The 300-page book published by Pan Macmillan India is a gripping read, chronicling in smartly-arranged chapters how the events unfolded.
It tries to tell you what happens when medical negligence mixes with corruption, politics, social misery and unscrupulousness.
Initially hailed as a hero for going beyond the call of duty to save his patients, many from poor families, Kafeel was later accused of dereliction of duty and private
medical practice and had to spend months in jail.
Kafeel describes in agonising details how he had to share huge responsibilities and burden in a crisis beyond his level of being “the junior-most doctor in the
paediatrics department.”


There are vivid accounts of his running from pillar to post at night for oxygen cylinders when the piped supply from the central liquid oxygen tank ran out.
He writes how he coordinated, in the midst of chaos, with doctors and other staff to care for the patients as best as they could.
He contacted his superiors, government officials, local oxygen suppliers, other hospitals and even a border security force centre to help him in securing medical
oxygen.
One supplier unhappy with the hospital for granting a contract to another company flatly refused to extend help unless the college principal gave the business back
to him immediately.
“I called twenty-six people that night, including all the officials of BRD Medical College and the district magistrate of Gorakhpur,” Kafeel writes.
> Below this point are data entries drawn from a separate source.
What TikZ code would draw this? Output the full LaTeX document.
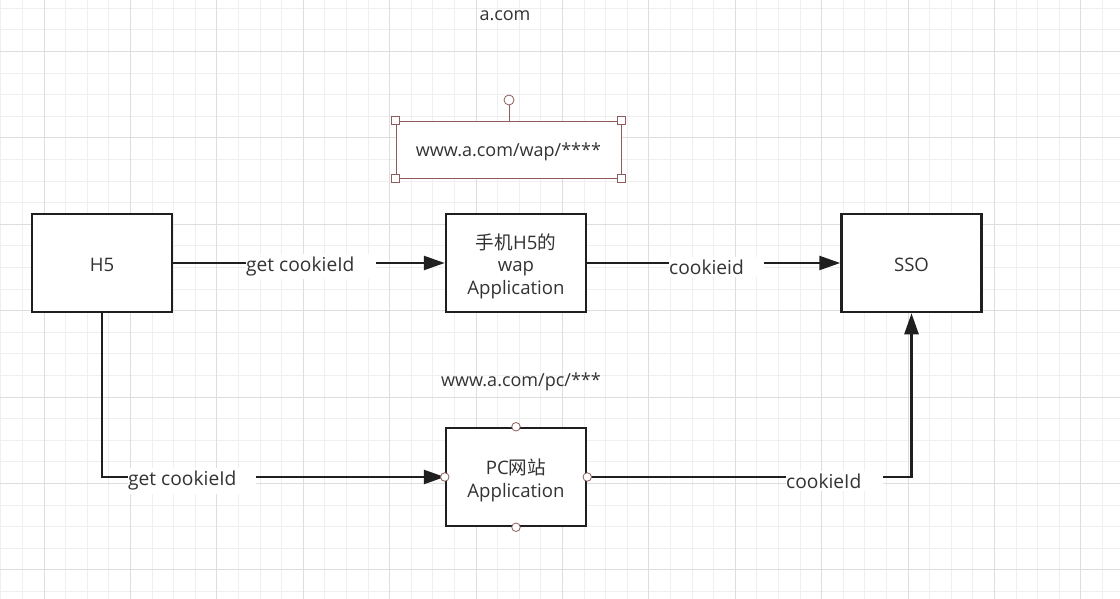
\documentclass[tikz,border=0pt]{standalone}
\usepackage{fontspec}
\setmainfont{Open Sans}
\newfontfamily\cjk{Noto Sans CJK SC}
\usetikzlibrary{arrows.meta}
\definecolor{gridminor}{HTML}{EFEFEF}
\definecolor{gridmajor}{HTML}{DEDEDE}
\definecolor{selc}{HTML}{8E5C5C}
\definecolor{ink}{HTML}{333333}
\begin{document}
\begin{tikzpicture}[x=1pt,y=-1pt,
  box/.style={draw=black!88, line width=2.5pt, fill=white, minimum width=140pt,
    minimum height=98pt, inner sep=0pt},
  boxtext/.style={align=center, inner sep=0pt, yshift=-3pt,
    font=\fontsize{18.6}{22.5}\selectfont, text=ink},
  txt/.style={font=\fontsize{18}{22}\selectfont, text=ink, inner sep=0pt},
  lab/.style={font=\fontsize{19.2}{22}\selectfont, text=ink, inner sep=0pt,
    fill=white, anchor=west, inner ysep=3pt},
  conn/.style={draw=black!88, line width=2.5pt},
  arr/.style={conn, -{Triangle[length=21pt,width=14pt]}},
  handle/.style={draw=selc, fill=white, minimum size=8pt, inner sep=0pt, line width=0.8pt},
  dot/.style={circle, draw=selc, fill=white, minimum size=8.5pt, inner sep=0pt, line width=0.8pt}
]
\useasboundingbox (0,0) rectangle (1120,599);
\fill[white] (0,0) rectangle (1120,599);

% background grid
\foreach \i in {0,...,51}
  \draw[gridminor, line width=1pt] ({0.8+21.6*\i},0) -- ++(0,599);
\foreach \j in {0,...,27}
  \draw[gridminor, line width=1pt] (0,{8.3+21.6*\j}) -- ++(1120,0);
\foreach \i in {2,6,...,50}
  \draw[gridmajor, line width=1pt] ({0.8+21.6*\i},0) -- ++(0,599);
\foreach \j in {2,6,...,26}
  \draw[gridmajor, line width=1pt] (0,{8.3+21.6*\j}) -- ++(1120,0);

% titles
\node[txt] (domain) at (505,16) {a.com};
\node[txt] (pcurl) at (521,382) {www.a.com/pc/***};

% selected url label with its handles
\node[draw=selc, line width=0.8pt, fill=white, minimum width=225pt, minimum height=57pt,
  txt] (sel) at (508.5,149.5) {};
\node[txt, yshift=-2pt] (seltext) at (sel.center) {www.a.com/wap/****};
\node[dot, minimum size=10pt] (rot) at (509,100) {};
\draw[selc, line width=0.8pt] (rot) -- (rot |- sel.north);
\node[handle] (hnw) at (sel.north west) {};
\node[handle] (hne) at (sel.north east) {};
\node[handle] (hsw) at (sel.south west) {};
\node[handle] (hse) at (sel.south east) {};

% boxes
\node[box] (h5)  at (102,263)   {};
\node[box] (wap) at (516,263)   {};
\node[box] (sso) at (911.5,263) {};
\node[box] (pc)  at (516,477)   {};
\node[boxtext, yshift=1pt] (h5t) at (h5.center) {H5};
\node[boxtext] (wapt) at (wap.center) {{\cjk 手机}H5{\cjk 的}\\wap\\Application};
\node[boxtext, yshift=1pt] (ssot) at (sso.center) {SSO};
\node[boxtext, yshift=-0.5pt] (pct) at (pc.center) {PC{\cjk 网站}\\Application};

% connectors
\draw[arr] (h5.east) -- (wap.west);
\draw[arr] (wap.east) -- (sso.west);
\draw[arr] (h5.south) |- (pc.west);
\draw[arr] (pc.east) -| (sso.south);

% connector labels
\node[lab] (l1) at (246,266.5) {get cookieId\rule{22pt}{0pt}};
\node[lab] (l2) at (669,267) {cookieid\rule{20pt}{0pt}};
\node[lab] (l3) at (128,481) {get cookieId\rule{20pt}{0pt}};
\node[lab] (l4) at (786,481) {cookieId\rule{22pt}{0pt}};

% connection points on the PC box
\node[dot] (pn) at (pc.north) {};
\node[dot] (ps) at (pc.south) {};
\node[dot] (pw) at (pc.west) {};
\node[dot] (pe) at (pc.east) {};
\end{tikzpicture}
\end{document}
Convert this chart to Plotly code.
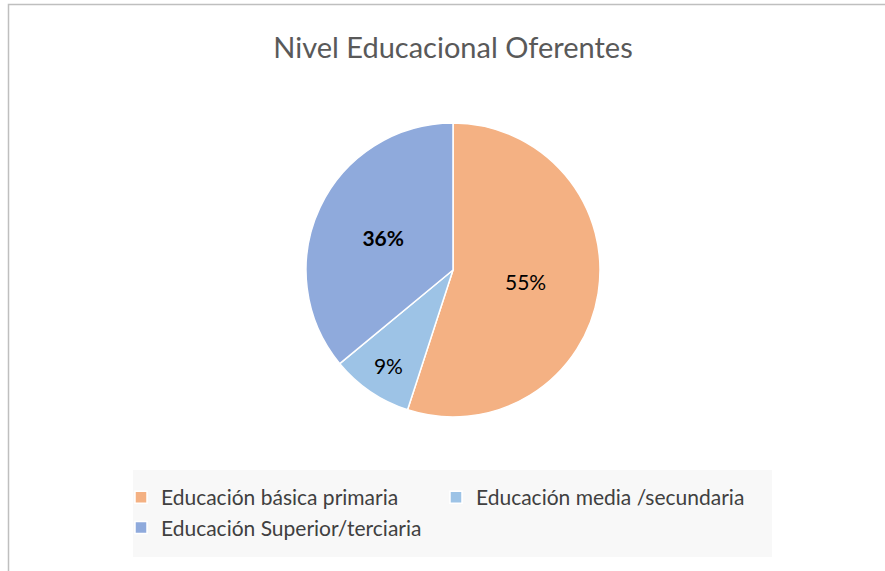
import plotly.graph_objects as go

W, H = 885, 571

labels = [
    "Educación básica primaria",
    "Educación media /secundaria",
    "Educación Superior/terciaria",
]
values = [55, 9, 36]
bold = [False, False, True]
colors = ["#F4B183", "#9DC3E6", "#8FAADC"]

total = sum(values)
texts = []
for v, b in zip(values, bold):
    t = f"{round(100 * v / total)}%"
    texts.append(f"<b>{t}</b>" if b else t)


def px_x(x):
    return x / W


def px_y(y):
    return 1 - y / H


fig = go.Figure(go.Pie(
    labels=labels,
    values=values,
    text=texts,
    textinfo="text",
    textposition="inside",
    insidetextorientation="horizontal",
    textfont=dict(family="Lato, sans-serif", size=21, color="#000000"),
    marker=dict(colors=colors, line=dict(color="#FFFFFF", width=1.5)),
    sort=False,
    direction="clockwise",
    rotation=0,
    domain=dict(x=[px_x(306), px_x(600)], y=[px_y(417), px_y(123)]),
    hoverinfo="label+percent",
))

fig.update_layout(
    width=W, height=H,
    margin=dict(l=0, r=0, t=0, b=0),
    paper_bgcolor="#FFFFFF",
    plot_bgcolor="#FFFFFF",
    font=dict(family="Lato, sans-serif", color="#404040"),
    title=dict(
        text="Nivel Educacional Oferentes",
        x=px_x(453), xanchor="center",
        y=px_y(48), yanchor="middle",
        font=dict(family="Lato, sans-serif", size=29, color="#595959"),
    ),
    showlegend=True,
    legend=dict(
        orientation="h",
        x=px_x(121), xanchor="left",
        y=px_y(477), yanchor="top",
        bgcolor="rgba(0,0,0,0)",
        font=dict(family="Lato, sans-serif", size=21, color="#404040"),
        entrywidth=270, entrywidthmode="pixels",
        traceorder="normal",
    ),
    shapes=[
        # chart frame
        dict(type="rect", xref="paper", yref="paper",
             x0=px_x(8.5), x1=px_x(900), y0=px_y(600), y1=px_y(4.5),
             line=dict(color="#BFBFBF", width=1.5), fillcolor="rgba(0,0,0,0)",
             layer="below"),
        # legend background
        dict(type="rect", xref="paper", yref="paper",
             x0=px_x(133), x1=px_x(772), y0=px_y(557), y1=px_y(470),
             line=dict(width=0), fillcolor="#F8F8F8", layer="below"),
    ],
)

# drop the default page margin so the figure sits at the window's corner
fig.write_html(
    "out.html",
    config={"displayModeBar": False},
    post_script="document.body.style.margin = '0';",
)
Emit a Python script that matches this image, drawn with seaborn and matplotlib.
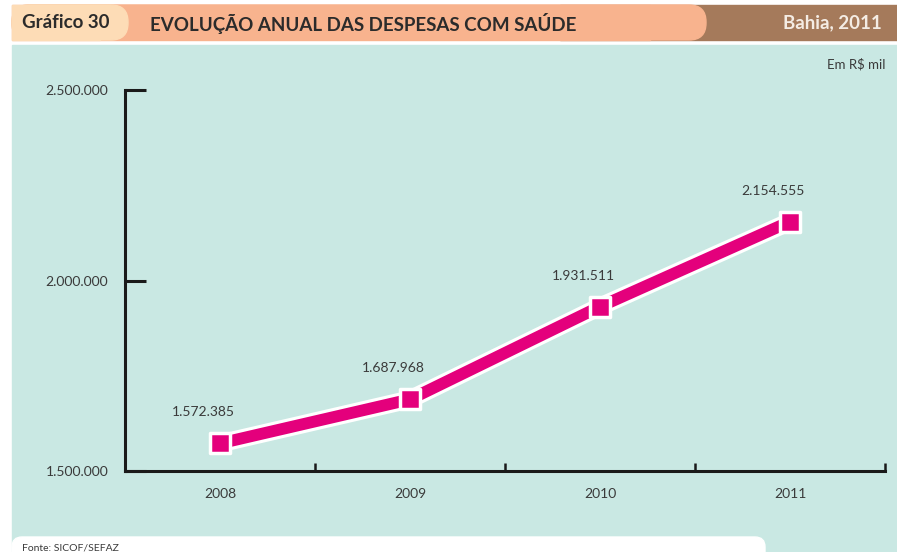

After the hospital attracted reporters, including from Delhi-based foreign news organisations, officials denied the deaths occurred due to oxygen shortage.
Kafeel writes that he and his team arranged about 500 cylinders during a period of 54 hours, starting on the night of August 10.
He is indignant at the system that, he says, made him a scapegoat and allowed the guilty to go unpunished.
“In reality, a single genuine investigation could have uncovered the facts, drawn out the truth, and helped punish the culprits. But no one had carried out a proper
investigation,” Kafeel writes.
Some of the grim narratives in the book come from Kafeel’s prison stay.
“The way our criminal justice system works can be exhausting. Having never experienced it first hand, I had only seen or heard about the excruciating process in the
movies or in newspapers. But the reality was as disappointing,” he writes.
Inmates tasked with preparing food had to make 10,000 rotis (Indian bread) daily using a coal furnace. “It was a stressful, laborious job, and sometimes they fainted
from exhaustion,” Kafeel says in the book.
The situations he describes is movie material.
“Without a permanent space to sit, keep my possessions and sleep, I had to carry my belongings with me at all times, lest someone else start using my toothpaste,
bucket, soap, towel, blanket or bed sheet,” he writes.
A night scene in a section crammed with 180 prisoners is described thus: “These people were snoring, chatting, coughing, scratching, sneezing, laughing, crying,
arguing, farting, going to the toilet and returning to their little spaces. Someone sleeping beside you might put his legs on your body, another person lying in the next
row might put his hands on your head.”
As he struggled to get bail and to clear his name in the case, his family suffered as well.
Not only Kafeel’s house was visited by police frequently, his wife’s clinic and elder brother’s business were also raided. His family has been forced to sell property in
distress.
In 2018, his younger brother Kashif was badly injured in a gun attack by unidentified assailants in Gorakhpur.
While Kafeel has endured a lot, he finds it particularly troubling that he is not able to do what he is trained to do as a doctor.
When the second wave of COVID-19 played havoc in India last year, his offer to do hospital duty was spurned.
Both medical and non-medical lessons can be learnt from Kafeel’s book.